**What to produce:** Working from the top of the listing below, retype each line through the line containing "(0,0) rectangle (442.5pt,241pt);", both included, with no pictures.

------ Recorded data ------

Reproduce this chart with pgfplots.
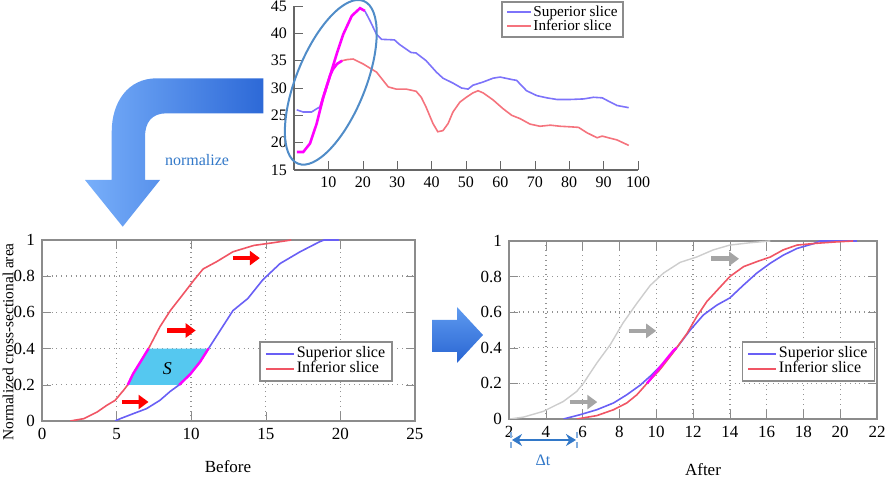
\documentclass[border=0pt]{standalone}
\usepackage{fontspec}
\setmainfont{Liberation Serif}
\usepackage{pgfplots}
\pgfplotsset{compat=1.18}
\usetikzlibrary{arrows.meta}
\definecolor{supblue}{RGB}{105,95,245}
\definecolor{infred}{RGB}{240,85,100}
\definecolor{tsupblue}{RGB}{125,115,250}
\definecolor{tinfred}{RGB}{245,115,125}
\definecolor{mag}{RGB}{255,0,255}
\definecolor{scyan}{RGB}{85,200,240}
\definecolor{textblue}{RGB}{50,120,200}
\definecolor{ellblue}{RGB}{80,140,200}
\definecolor{lgray}{RGB}{205,205,205}
\definecolor{agray}{RGB}{165,165,165}
\definecolor{frame}{RGB}{140,140,140}
\pgfplotsset{
  lowplot/.style={
    scale only axis, anchor=south west,
    ymin=0, ymax=1, ytick={0,0.2,...,1},
    grid=major, grid style={dotted, gray!85, line width=0.7pt},
    axis line style={frame, line width=0.8pt},
    tick style={frame}, tick align=inside,
    ticklabel style={font=\fontsize{8.5}{9}\selectfont},
    /pgf/number format/assume math mode=true,
    legend style={draw=frame, line width=0.8pt, fill=white,
      font=\fontsize{8}{8.5}\selectfont, inner xsep=2.5pt, inner ysep=1.5pt,
      nodes={inner sep=1pt}, row sep=-1.6pt,
      legend cell align=left, anchor=north east},
    legend image code/.code={\draw[##1, line width=0.8pt] (0pt,0pt) -- (14pt,0pt);},
  },
}
\begin{document}
\begin{tikzpicture}
\path[use as bounding box] (0,0) rectangle (442.5pt,241pt);

% ---------- top chart ----------
\begin{axis}[
  at={(147pt,156pt)}, anchor=south west, scale only axis,
  width=172pt, height=82pt,
  xmin=0, xmax=100, ymin=15, ymax=45,
  xtick={10,20,...,100}, ytick={15,20,...,45},
  axis x line*=bottom, axis y line*=left,
  axis line style={-, gray!80!black, line width=0.6pt},
  tick style={gray!80!black}, tick align=inside,
  ticklabel style={font=\fontsize{8}{9}\selectfont},
  /pgf/number format/assume math mode=true,
  legend style={at={(0.959,1.03)}, anchor=north east, draw=frame, line width=0.8pt,
    fill=white, font=\fontsize{7.6}{8}\selectfont, inner xsep=2pt, inner ysep=1pt,
    nodes={inner sep=0.8pt}, row sep=-1.4pt,
    legend cell align=left},
  legend image code/.code={\draw[#1, line width=0.8pt] (0pt,0pt) -- (12pt,0pt);},
]
\addlegendimage{tsupblue}\addlegendentry{Superior slice}
\addlegendimage{tinfred}\addlegendentry{Inferior slice}
\addplot[tsupblue, line width=0.8pt, forget plot] coordinates {
 (0.8,26.0) (2.7,25.6) (5.1,25.6) (6.6,26.2) (7.7,26.6)};
\addplot[tsupblue, line width=0.8pt, forget plot] coordinates {
 (20.6,44.1) (22.1,42.3) (24,39.8) (25.5,38.9) (29.2,38.8) (30.6,38) (34,36.5)
 (35.5,36.4) (38.4,35) (41.4,32.9) (43.3,31.8) (46.2,30.9) (48.7,30) (50.6,29.8)
 (52,30.5) (55,31.1) (57.9,31.8) (59.9,32) (63.7,31.5) (64.7,31.4) (67.6,29.5)
 (70.6,28.6) (73.5,28.2) (76.4,27.9) (80.3,27.9) (84.2,28) (87.1,28.3) (89.6,28.2)
 (92,27.4) (93.9,26.8) (97.3,26.4)};
\addplot[tinfred, line width=0.8pt, forget plot] coordinates {
 (14,35) (15.5,35.2) (17.2,35.3) (20.1,34.4) (24,32.9) (27.4,30.2) (29.7,29.8) (32.6,29.8)
 (35.5,29.4) (37,28.3) (38.4,26.5) (40.4,23.5) (41.8,22) (43.3,22.2) (44.8,23.5)
 (46.2,25.6) (48.2,27.4) (50.1,28.3) (52,29.1) (53.5,29.5) (55,29.1) (57.9,27.8)
 (60.8,26.2) (63.3,25) (65.7,24.4) (68.6,23.4) (71.5,23) (74.5,23.2) (77.4,23)
 (80.3,22.9) (82.7,22.8) (85.2,21.8) (88.1,20.9) (89.6,21.2) (92,20.8) (93.9,20.5)
 (97.3,19.5)};
\addplot[mag, line width=1.3pt, forget plot] coordinates {
 (0.8,18.3) (2.7,18.3) (4.65,19.85) (6.6,23.5) (8.5,28.3) (10.5,32.3) (11.3,33.4)
 (12.5,34.4) (14,35)};
\addplot[mag, line width=1.3pt, forget plot] coordinates {
 (7.7,26.6) (8.5,28.3) (10.5,32.3) (12.4,36.2) (14.3,39.8) (16.8,43.2) (19.2,44.6)
 (20.6,44.1)};
\end{axis}

% ---------- bottom-left (Before) ----------
\begin{axis}[lowplot,
  at={(21pt,30.5pt)}, width=186.5pt, height=90.5pt,
  xmin=0, xmax=25, xtick={0,5,...,25},
  legend style={at={(0.941,0.442)}},
]
\addplot[fill=scyan, draw=none, forget plot] coordinates {
 (5.75,0.2) (6.1,0.26) (6.6,0.327) (7.14,0.4) (11.16,0.4) (10.6,0.327) (9.93,0.258) (9.2,0.2)} -- cycle;
\addlegendimage{supblue}\addlegendentry{Superior slice}
\addlegendimage{infred}\addlegendentry{Inferior slice}
\addplot[supblue, line width=0.8pt, forget plot] coordinates {
 (4.9,0) (5.25,0.013) (6.1,0.04) (7.0,0.068) (7.9,0.114) (8.6,0.164) (9.2,0.2)
 (9.93,0.258) (10.6,0.327) (11.16,0.4) (11.94,0.5) (12.8,0.61) (13.8,0.677)
 (14.8,0.78) (15.96,0.87) (17.3,0.935) (18.6,0.99) (18.9,1) (19.9,1)};
\addplot[infred, line width=0.8pt, forget plot] coordinates {
 (1.9,0) (2.8,0.013) (3.7,0.05) (4.35,0.087) (4.9,0.114) (5.47,0.17) (5.75,0.2)
 (6.1,0.26) (6.6,0.327) (7.14,0.4) (7.9,0.52) (8.6,0.61) (9.5,0.705) (10.2,0.78)
 (10.8,0.84) (11.7,0.88) (12.8,0.935) (14.2,0.97) (15.5,0.985) (16.7,1)};
\addplot[mag, line width=1.2pt, forget plot] coordinates {
 (5.75,0.2) (6.1,0.26) (6.6,0.327) (7.14,0.4)};
\addplot[mag, line width=1.2pt, forget plot] coordinates {
 (9.2,0.2) (9.93,0.258) (10.6,0.327) (11.16,0.4)};
\node[font=\fontsize{9}{9}\selectfont\itshape] at (axis cs:8.4,0.29) {S};
\draw[red, line width=2.3pt, -{Triangle[length=5pt,width=7pt]}] (axis cs:5.36,0.105) -- (axis cs:7.14,0.105);
\draw[red, line width=2.3pt, -{Triangle[length=5pt,width=7pt]}] (axis cs:8.4,0.5) -- (axis cs:10.3,0.5);
\draw[red, line width=2.3pt, -{Triangle[length=5pt,width=7pt]}] (axis cs:12.8,0.9) -- (axis cs:14.6,0.9);
\end{axis}

% ---------- bottom-right (After) ----------
\begin{axis}[lowplot,
  at={(254.5pt,31.5pt)}, width=184pt, height=89pt,
  xmin=2, xmax=22, xtick={2,4,...,22},
  legend style={at={(0.995,0.438)}},
]
\addlegendimage{supblue}\addlegendentry{Superior slice}
\addlegendimage{infred}\addlegendentry{Inferior slice}
\addplot[lgray, line width=0.7pt, forget plot] coordinates {
 (2.05,0) (2.8,0.011) (3.87,0.043) (4.96,0.099) (5.68,0.155) (6.04,0.2) (6.77,0.314)
 (7.5,0.417) (8.2,0.54) (8.95,0.65) (9.67,0.75) (10.4,0.82) (11.3,0.88) (12.2,0.91)
 (13.1,0.95) (14,0.977) (15.1,0.99) (16.2,1)};
\addplot[supblue, line width=0.8pt, forget plot] coordinates {
 (4.96,0) (5.86,0.024) (6.77,0.052) (7.68,0.09) (8.4,0.136) (9.13,0.19) (9.67,0.24)
 (10.4,0.314) (11.1,0.398) (11.85,0.5) (12.57,0.585) (13.3,0.64) (14.0,0.68)
 (14.75,0.753) (15.47,0.82) (16.2,0.875) (16.9,0.92) (17.65,0.958) (18.55,0.985)
 (18.9,1) (20.9,1)};
\addplot[infred, line width=0.8pt, forget plot] coordinates {
 (5.68,0) (6.77,0.019) (7.68,0.052) (8.4,0.09) (8.95,0.136) (9.5,0.2) (10.2,0.277)
 (10.9,0.37) (11.67,0.48) (12.2,0.575) (12.75,0.66) (13.5,0.744) (14.0,0.8)
 (14.75,0.856) (15.47,0.884) (16.2,0.91) (16.9,0.95) (17.65,0.977) (18.7,0.987)
 (19.8,0.995) (20.7,1)};
\addplot[mag, line width=1.2pt, forget plot] coordinates {
 (9.5,0.2) (10.2,0.29) (10.9,0.38) (11.1,0.4)};
\draw[agray, line width=2.3pt, -{Triangle[length=5pt,width=7pt]}] (axis cs:5.3,0.095) -- (axis cs:6.8,0.095);
\draw[agray, line width=2.3pt, -{Triangle[length=5pt,width=7pt]}] (axis cs:8.5,0.495) -- (axis cs:10.0,0.495);
\draw[agray, line width=2.3pt, -{Triangle[length=5pt,width=7pt]}] (axis cs:13.0,0.9) -- (axis cs:14.5,0.9);
\end{axis}

% ---------- decorations (pixel units) ----------
\begin{scope}[x=0.5pt, y=0.5pt]
\draw[ellblue, line width=1pt, rotate around={68:(330.8,399.7)}] (330.8,399.7) ellipse [x radius=43.85pt, y radius=17.3pt];
\shade[left color={rgb,255:red,120;green,175;blue,250}, right color={rgb,255:red,45;green,105;blue,215}]
  (263.3,403.7) -- (156.7,403.7) .. controls (128,403.7) and (111.7,380) .. (111.7,350)
  -- (111.7,302) -- (85,302) -- (122.7,255.3) -- (160,302) -- (145,302) -- (145,345)
  .. controls (145,360) and (152,368.7) .. (166.7,368.7) -- (263.3,368.7) -- cycle;
\node[textblue, font=\fontsize{8}{9}\selectfont] at (197,322) {normalize};
\shade[top color={rgb,255:red,95;green,155;blue,240}, bottom color={rgb,255:red,40;green,100;blue,210}]
  (432,162) -- (457,162) -- (457,175) -- (483,147) -- (457,119) -- (457,130) -- (432,130) -- cycle;
\draw[textblue, line width=1.3pt, {Stealth[length=5pt,width=6pt]}-{Stealth[length=5pt,width=6pt]}] (512,42) -- (576,42);
\draw[textblue!60, line width=1pt, densely dashed] (511,34) -- (511,50);
\draw[textblue!60, line width=1pt, densely dashed] (577,34) -- (577,50);
\node[textblue, font=\fontsize{8}{9}\selectfont] at (543,22) {Δt};
\node[rotate=90, font=\fontsize{7.7}{8}\selectfont] at (8,140) {Normalized cross-sectional area};
\node[font=\fontsize{8.5}{9}\selectfont] at (228,15) {Before};
\node[font=\fontsize{8.5}{9}\selectfont] at (703,12) {After};
\end{scope}
\end{tikzpicture}
\end{document}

------

**Solution to the problem:**
Reproduce this chart with pgfplots.
\documentclass[border=0pt]{standalone}
\usepackage{fontspec}
\setmainfont{Liberation Serif}
\usepackage{pgfplots}
\pgfplotsset{compat=1.18}
\usetikzlibrary{arrows.meta}
\definecolor{supblue}{RGB}{105,95,245}
\definecolor{infred}{RGB}{240,85,100}
\definecolor{tsupblue}{RGB}{125,115,250}
\definecolor{tinfred}{RGB}{245,115,125}
\definecolor{mag}{RGB}{255,0,255}
\definecolor{scyan}{RGB}{85,200,240}
\definecolor{textblue}{RGB}{50,120,200}
\definecolor{ellblue}{RGB}{80,140,200}
\definecolor{lgray}{RGB}{205,205,205}
\definecolor{agray}{RGB}{165,165,165}
\definecolor{frame}{RGB}{140,140,140}
\pgfplotsset{
  lowplot/.style={
    scale only axis, anchor=south west,
    ymin=0, ymax=1, ytick={0,0.2,...,1},
    grid=major, grid style={dotted, gray!85, line width=0.7pt},
    axis line style={frame, line width=0.8pt},
    tick style={frame}, tick align=inside,
    ticklabel style={font=\fontsize{8.5}{9}\selectfont},
    /pgf/number format/assume math mode=true,
    legend style={draw=frame, line width=0.8pt, fill=white,
      font=\fontsize{8}{8.5}\selectfont, inner xsep=2.5pt, inner ysep=1.5pt,
      nodes={inner sep=1pt}, row sep=-1.6pt,
      legend cell align=left, anchor=north east},
    legend image code/.code={\draw[##1, line width=0.8pt] (0pt,0pt) -- (14pt,0pt);},
  },
}
\begin{document}
\begin{tikzpicture}
\path[use as bounding box] (0,0) rectangle (442.5pt,241pt);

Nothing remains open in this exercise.